Most kerning in Latin fonts involves diagonal or overhanging shapes., i.e. the shapes that are exceptional to the straight-straight, round-round, and straight-round relationships that determine the default spacing.
The only times you should ever find yourself kerning a straight to a round is an uppercase straight being followed by a lowercase round, which in some designs might benefit from being slightly tightened.
When I'm kerning, I look at everything, including straight-straight, etc. in context of words, because its a process that I find useful to confirm default spacing. But when I examine the results in the kerning, I typically see the same set of kern pairs involving diagonals and overhang shapes.
How many "kern pairs" did some of the most famous letterpress types have?
None. And diagonal and overhang shapes produced big gaps within words. We can do better.
[My IUC39 presentation Beyond Shaping provides an overview of the steps involved in text processing and display with OpenType, which might be helpful in making sense of the issues raised in this thread. Yes, there are multiple shaping/layout engines at play — with some inconsistencies as noted in the presentation —, but they all follow basically the same overall model.]
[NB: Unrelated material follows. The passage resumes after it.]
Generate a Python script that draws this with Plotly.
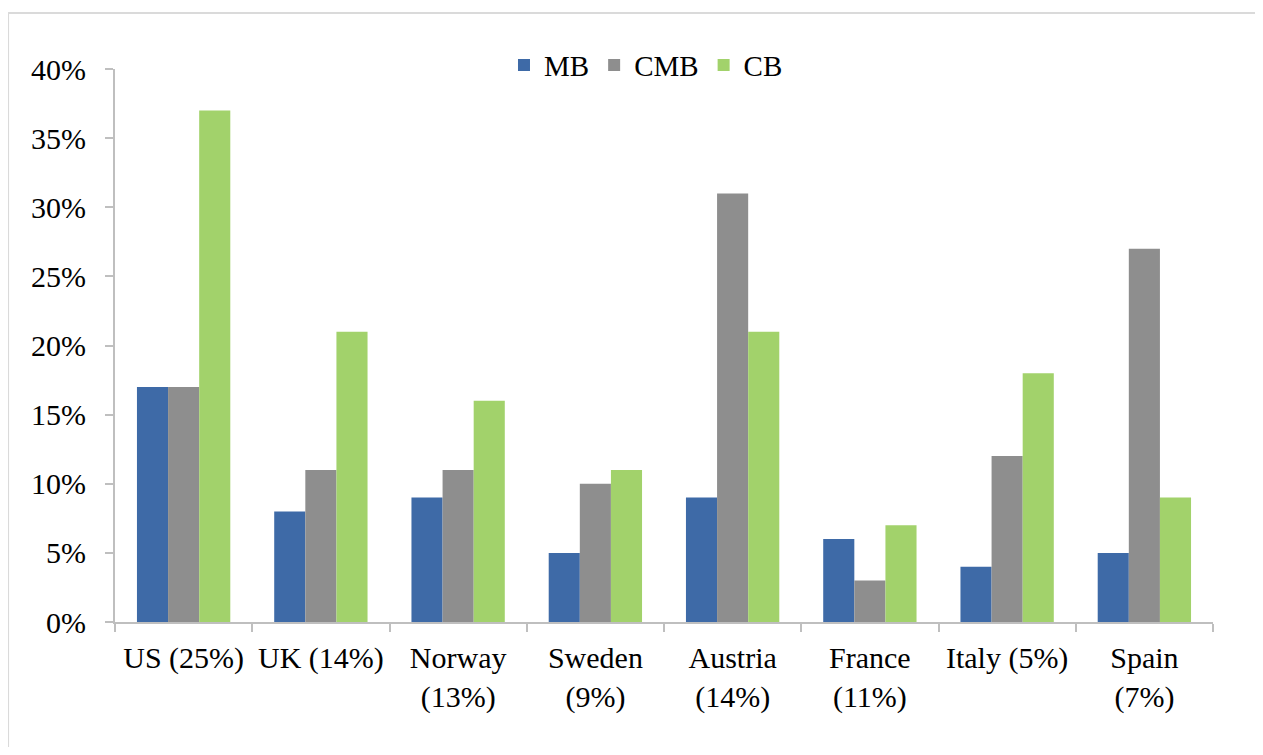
import plotly.graph_objects as go

categories = ["US (25%)", "UK (14%)", "Norway<br>(13%)", "Sweden<br>(9%)",
              "Austria<br>(14%)", "France<br>(11%)", "Italy (5%)", "Spain<br>(7%)"]
mb = [17, 8, 9, 5, 9, 6, 4, 5]
cmb = [17, 11, 11, 10, 31, 3, 12, 27]
cb = [37, 21, 16, 11, 21, 7, 18, 9]
y_ticks = [0, 5, 10, 15, 20, 25, 30, 35, 40]
y_tick_labels = [f"{v}%" for v in y_ticks]

series = [("MB", mb, "#3E6AA7"), ("CMB", cmb, "#8E8E8E"), ("CB", cb, "#A2D26B")]

fig = go.Figure()
for name, vals, color in series:
    fig.add_trace(go.Bar(x=categories, y=vals, name=name, marker=dict(color=color, line_width=0)))

FONT = "Liberation Serif, Times New Roman, serif"
frame = dict(color="#DADADA", width=2)
fig.update_layout(
    width=1247, height=739,
    barmode="group", bargap=0.32, bargroupgap=0,
    plot_bgcolor="white", paper_bgcolor="white",
    font=dict(family=FONT, size=30, color="black"),
    margin=dict(l=107, r=42, t=61, b=125, autoexpand=False),
    showlegend=True,
    legend=dict(orientation="h", x=0.4836, xanchor="center", y=1.007, yanchor="middle",
                font=dict(size=29), tracegroupgap=0, bgcolor="rgba(0,0,0,0)"),
    xaxis=dict(showline=True, linecolor="#BFBFBF", linewidth=2, ticks="outside",
               tickson="boundaries", ticklen=8, tickcolor="#BFBFBF", tickwidth=2,
               showgrid=False, automargin=False, ticklabelstandoff=8),
    yaxis=dict(range=[0, 40], tickvals=y_ticks, ticktext=y_tick_labels,
               showline=True, linecolor="#BFBFBF", linewidth=2, ticks="outside",
               ticklen=8, tickcolor="#BFBFBF", tickwidth=2, showgrid=False,
               zeroline=False, ticklabelstandoff=13, automargin=False),
    shapes=[
        dict(type="line", xref="paper", yref="paper", x0=-0.0974, x1=1.2,
             y0=1.1013, y1=1.1013, line=frame, layer="below"),
        dict(type="line", xref="paper", yref="paper", x0=-0.0974, x1=-0.0974,
             y0=-0.4, y1=1.1013, line=frame, layer="below"),
    ],
)

fig.write_html("out.html")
Hrant, as someone who almost always disagrees with you but sometimes values your input, I hope you won't be offended if I point out that there's a steady decline in the quality of your discourse over the course of this thread, with your last post consisting of little more than a series of slogans. You can do better than this, and I'm afraid you'll have to if you want to continue a conversation. I find absolutely no value in talking to you when you're being like this.
Very much earlier than that, I think. I don't recall seeing the rounded р in any 19th Century Russian text faces — which is not to say that they don't exist, only that the seriffed form seems to have become the primary model well before the 20th Century. Indeed, I wonder if the rounded form made it until the end of the 18th?